Severe & Hazardous Weather
Answer these 9 questions
Lake Effect Basics
The three factors normally needed to form precipitation include (1) sufficient moisture, (2) lifting mechanism, and (3) instability. Lake effect snow forms when a cold air mass (cP, mP, or cA) moves over a relatively warm lake surface. This creates and/or enhances these three factors by:
(1) As cold (and possibly dry) air moves over the warm lake, some water evaporates modifying the air mass. (This can be important for lake effect snow over the Great Lakes, but is less important over the Great Salt Lake.)
(2) When the lake is warmer than the surrounding cold land a temperature difference is created. This temperature difference creates a pressure difference. This pressure difference causes air to move together toward the center of the lake. This is called Thermal Convergence. As the air converges it rises, creating a lifting mechanism.
(3) When a cold air mass moves over the warm lake a steep lapse rate is created. Steep lapse rates indicate an unstable atmosphere.
This video gives a brief overview of how lake effect snow forms over the Great Lakes:
Great Salt Lake Effect Snow
Similar processes occur over the Great Salt Lake. However, because the Great Salt Lake (GSL) is much smaller than the Great Lakes, its lake effect tend to be less severe and less frequent. But at times it can still create heavy snowfall in northern Utah.
Recent research at the University of Utah has improved the techniques used to forecast GSL effect snow:
Based on the article above, answer the following questions:
- What two times of year is GSL effect snow most frequent?
- What time of day is GSL effect snow most frequent?
- The authors identified two key factors in forecasting GSL effect snow: (lake-700mb) temperature difference and (850-700mb) relative humidity. How do these two factors combine to determine the probability of GSL effect snow? (Hint: describe the graph that plots both of the factors.)
Forecasting GSL Effect Snow
Based on the research above, the authors created a forecasting tool that includes (lake-700mb) temperature difference, (850-700mb) relative humidity, 700mb wind direction and speed, and 700-500mb lapse rate to create a probabilistic forecast of GSL effect snow. You can take a look at the tool here (it updates real time):
Another method forecasters use are check lists. Here is a check list forecasters use for forecasting GSL effect snow:
- Strong northwesterly flow (aligned with the long axis of the lake).
- Consistent wind direction from the surface to 700mb.
- Minimum 16°C (29°F temperature difference between the lake surface and 700 mb.
- Large lake-land temperature difference, favored at night.
- Minimum 65% 850-700mb relative humidity.
- Follows the passage of a surface low pressure system.
Now, you will be the forecaster!
- It is November 8th, 2010 at 6pm.
- A cold front moved through northern UT earlier in the day and the associated precipitation is starting to taper off.

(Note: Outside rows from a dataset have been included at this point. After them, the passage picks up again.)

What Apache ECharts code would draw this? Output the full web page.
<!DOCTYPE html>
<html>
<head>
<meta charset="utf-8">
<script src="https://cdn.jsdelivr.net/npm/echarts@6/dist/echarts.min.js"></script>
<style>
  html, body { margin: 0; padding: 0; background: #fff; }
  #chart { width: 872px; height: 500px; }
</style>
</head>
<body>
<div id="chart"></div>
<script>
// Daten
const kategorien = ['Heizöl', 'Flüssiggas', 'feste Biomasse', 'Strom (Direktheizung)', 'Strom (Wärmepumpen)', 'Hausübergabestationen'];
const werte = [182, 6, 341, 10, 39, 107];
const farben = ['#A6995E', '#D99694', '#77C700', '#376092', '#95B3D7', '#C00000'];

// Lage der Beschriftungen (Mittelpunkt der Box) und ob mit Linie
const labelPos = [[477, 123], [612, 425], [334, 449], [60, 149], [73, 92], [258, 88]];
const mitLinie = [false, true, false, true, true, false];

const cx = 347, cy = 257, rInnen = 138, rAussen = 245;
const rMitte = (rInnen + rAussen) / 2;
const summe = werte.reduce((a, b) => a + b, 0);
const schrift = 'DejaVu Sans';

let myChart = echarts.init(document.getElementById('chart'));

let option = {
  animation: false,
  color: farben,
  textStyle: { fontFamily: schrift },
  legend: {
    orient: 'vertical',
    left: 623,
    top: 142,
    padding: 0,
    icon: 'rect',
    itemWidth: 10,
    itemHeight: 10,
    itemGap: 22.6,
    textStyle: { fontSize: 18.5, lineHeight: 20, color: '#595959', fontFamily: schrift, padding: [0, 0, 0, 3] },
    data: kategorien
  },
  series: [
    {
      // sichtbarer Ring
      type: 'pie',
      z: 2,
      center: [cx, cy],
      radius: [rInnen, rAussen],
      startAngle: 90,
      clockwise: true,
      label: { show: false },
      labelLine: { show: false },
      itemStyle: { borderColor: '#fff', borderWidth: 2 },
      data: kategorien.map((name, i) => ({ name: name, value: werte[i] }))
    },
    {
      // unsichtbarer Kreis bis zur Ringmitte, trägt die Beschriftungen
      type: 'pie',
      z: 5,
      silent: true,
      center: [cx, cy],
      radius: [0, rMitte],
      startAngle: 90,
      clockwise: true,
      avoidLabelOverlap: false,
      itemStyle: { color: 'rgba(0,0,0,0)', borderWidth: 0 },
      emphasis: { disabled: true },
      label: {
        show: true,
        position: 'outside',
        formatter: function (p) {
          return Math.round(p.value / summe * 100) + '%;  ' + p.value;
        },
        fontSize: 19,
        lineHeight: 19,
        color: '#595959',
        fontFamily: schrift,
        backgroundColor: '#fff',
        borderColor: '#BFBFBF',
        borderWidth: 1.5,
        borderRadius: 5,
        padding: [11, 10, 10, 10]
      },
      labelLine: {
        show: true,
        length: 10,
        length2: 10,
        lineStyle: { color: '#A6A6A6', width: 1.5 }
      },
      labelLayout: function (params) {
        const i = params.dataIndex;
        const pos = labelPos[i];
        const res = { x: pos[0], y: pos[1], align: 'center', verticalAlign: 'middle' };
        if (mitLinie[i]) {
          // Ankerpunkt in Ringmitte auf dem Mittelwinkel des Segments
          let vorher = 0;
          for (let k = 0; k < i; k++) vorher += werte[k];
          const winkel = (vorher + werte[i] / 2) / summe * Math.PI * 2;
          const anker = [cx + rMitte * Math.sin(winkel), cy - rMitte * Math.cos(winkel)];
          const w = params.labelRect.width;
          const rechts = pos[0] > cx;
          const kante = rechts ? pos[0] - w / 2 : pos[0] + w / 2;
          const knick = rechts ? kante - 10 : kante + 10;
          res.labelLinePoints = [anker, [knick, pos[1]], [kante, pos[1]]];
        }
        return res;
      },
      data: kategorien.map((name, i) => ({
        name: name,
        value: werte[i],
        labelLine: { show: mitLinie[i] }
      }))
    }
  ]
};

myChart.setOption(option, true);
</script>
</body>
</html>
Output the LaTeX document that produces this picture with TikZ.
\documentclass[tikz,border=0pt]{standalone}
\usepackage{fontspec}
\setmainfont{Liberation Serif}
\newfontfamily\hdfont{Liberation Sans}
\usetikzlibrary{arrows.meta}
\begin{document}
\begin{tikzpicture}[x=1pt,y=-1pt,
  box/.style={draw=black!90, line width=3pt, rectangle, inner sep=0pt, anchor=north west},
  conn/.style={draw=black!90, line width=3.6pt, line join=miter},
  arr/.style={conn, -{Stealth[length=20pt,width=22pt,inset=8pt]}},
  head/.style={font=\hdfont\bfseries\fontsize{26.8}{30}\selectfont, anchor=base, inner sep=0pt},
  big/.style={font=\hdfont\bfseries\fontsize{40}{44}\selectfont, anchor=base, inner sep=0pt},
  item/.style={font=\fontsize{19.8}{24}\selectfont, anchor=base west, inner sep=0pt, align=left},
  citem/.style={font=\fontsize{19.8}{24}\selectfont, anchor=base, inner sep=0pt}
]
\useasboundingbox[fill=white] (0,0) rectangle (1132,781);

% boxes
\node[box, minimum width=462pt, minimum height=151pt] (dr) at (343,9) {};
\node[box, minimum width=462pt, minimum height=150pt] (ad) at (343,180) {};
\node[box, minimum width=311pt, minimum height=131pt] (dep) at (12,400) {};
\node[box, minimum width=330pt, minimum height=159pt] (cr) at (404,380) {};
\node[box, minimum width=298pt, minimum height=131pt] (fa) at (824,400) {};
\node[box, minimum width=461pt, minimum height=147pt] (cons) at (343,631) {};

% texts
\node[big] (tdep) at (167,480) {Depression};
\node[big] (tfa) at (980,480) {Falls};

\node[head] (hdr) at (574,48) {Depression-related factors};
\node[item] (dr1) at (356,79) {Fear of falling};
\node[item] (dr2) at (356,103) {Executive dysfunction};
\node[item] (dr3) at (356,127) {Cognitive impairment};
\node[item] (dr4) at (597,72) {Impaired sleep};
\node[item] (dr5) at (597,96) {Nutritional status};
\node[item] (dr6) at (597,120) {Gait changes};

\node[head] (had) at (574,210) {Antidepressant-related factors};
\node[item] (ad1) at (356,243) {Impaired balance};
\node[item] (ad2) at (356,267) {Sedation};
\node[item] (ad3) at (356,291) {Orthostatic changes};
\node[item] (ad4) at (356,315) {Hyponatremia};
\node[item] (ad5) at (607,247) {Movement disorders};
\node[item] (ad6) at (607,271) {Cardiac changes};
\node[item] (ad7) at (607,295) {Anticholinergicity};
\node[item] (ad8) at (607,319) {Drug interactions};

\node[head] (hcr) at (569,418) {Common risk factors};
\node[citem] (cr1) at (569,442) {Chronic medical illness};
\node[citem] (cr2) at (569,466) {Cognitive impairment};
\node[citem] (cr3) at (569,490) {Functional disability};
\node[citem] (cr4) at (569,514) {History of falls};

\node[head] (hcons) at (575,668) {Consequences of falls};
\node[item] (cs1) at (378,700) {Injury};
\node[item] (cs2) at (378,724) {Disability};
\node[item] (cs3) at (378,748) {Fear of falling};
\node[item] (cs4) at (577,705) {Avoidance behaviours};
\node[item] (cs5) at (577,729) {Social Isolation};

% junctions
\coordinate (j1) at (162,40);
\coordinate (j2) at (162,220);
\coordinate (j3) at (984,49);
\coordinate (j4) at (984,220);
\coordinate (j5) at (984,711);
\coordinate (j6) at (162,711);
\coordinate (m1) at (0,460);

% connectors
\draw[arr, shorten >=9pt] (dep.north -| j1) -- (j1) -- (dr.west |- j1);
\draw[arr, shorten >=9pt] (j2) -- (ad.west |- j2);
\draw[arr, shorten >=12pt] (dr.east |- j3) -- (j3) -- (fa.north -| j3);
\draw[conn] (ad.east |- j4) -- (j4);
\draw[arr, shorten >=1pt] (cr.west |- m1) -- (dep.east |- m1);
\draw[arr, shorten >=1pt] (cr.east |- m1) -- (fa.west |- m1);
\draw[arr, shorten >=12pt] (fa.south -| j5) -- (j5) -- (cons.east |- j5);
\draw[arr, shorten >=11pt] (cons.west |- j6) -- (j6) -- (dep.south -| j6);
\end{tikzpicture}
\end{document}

- UDOT is wondering if they need to keep their plow drivers on for overtime from now through the morning since they heard a rumor there may be lake effect snow.
- They currently have 25 plows out working to cover the entire Salt Lake Valley.
- Your job: Determine the likelihood of Lake Effect snow and suggest to UDOT how many plows to keep out overnight in the Salt Lake Valley.
- Too many -> Lose money & Too few -> Safety hazard
Use the following weather maps to help you forecast the likelihood of GSL effect snow:
- Using the maps above, find the value of ALL of the factors below at 6pm (the current time) AND 6am (the next morning). Describe how the value or character of each changes throughout the evening.
- Wind Direction and Speed
- Wind Direction change from surface to 700mb
- Lake surface temperature
- 700mb temperature
- Lake surface-700mb temperature difference
- 850-700mb relative humidity (hint: look at Discussion “IL-8 Calculating relative humidity from stuve diagram”)
- Location of surface low
- Location of 700mb trough
- Based off the data you collected in Question 4, what do you think the likelihood is for Great Salt Lake Effect snow in the Salt Lake Valley during the night?
- How many snowplows do you think UDOT should keep out overnight for the Salt Lake Valley (between 0 and 25)? Why did you choose this number?
Now, let’s see what happened! Take a look at the radar imagery for the evening, and read the precipitation summary:
- Did your lake effect forecast verify? What do you think went wrong or right with your forecast?
- Do you think you chose the right number of snowplows for the Salt Lake Valley on this night? Why or why not?
- Describe at least three reasons why weather forecasting is challenging.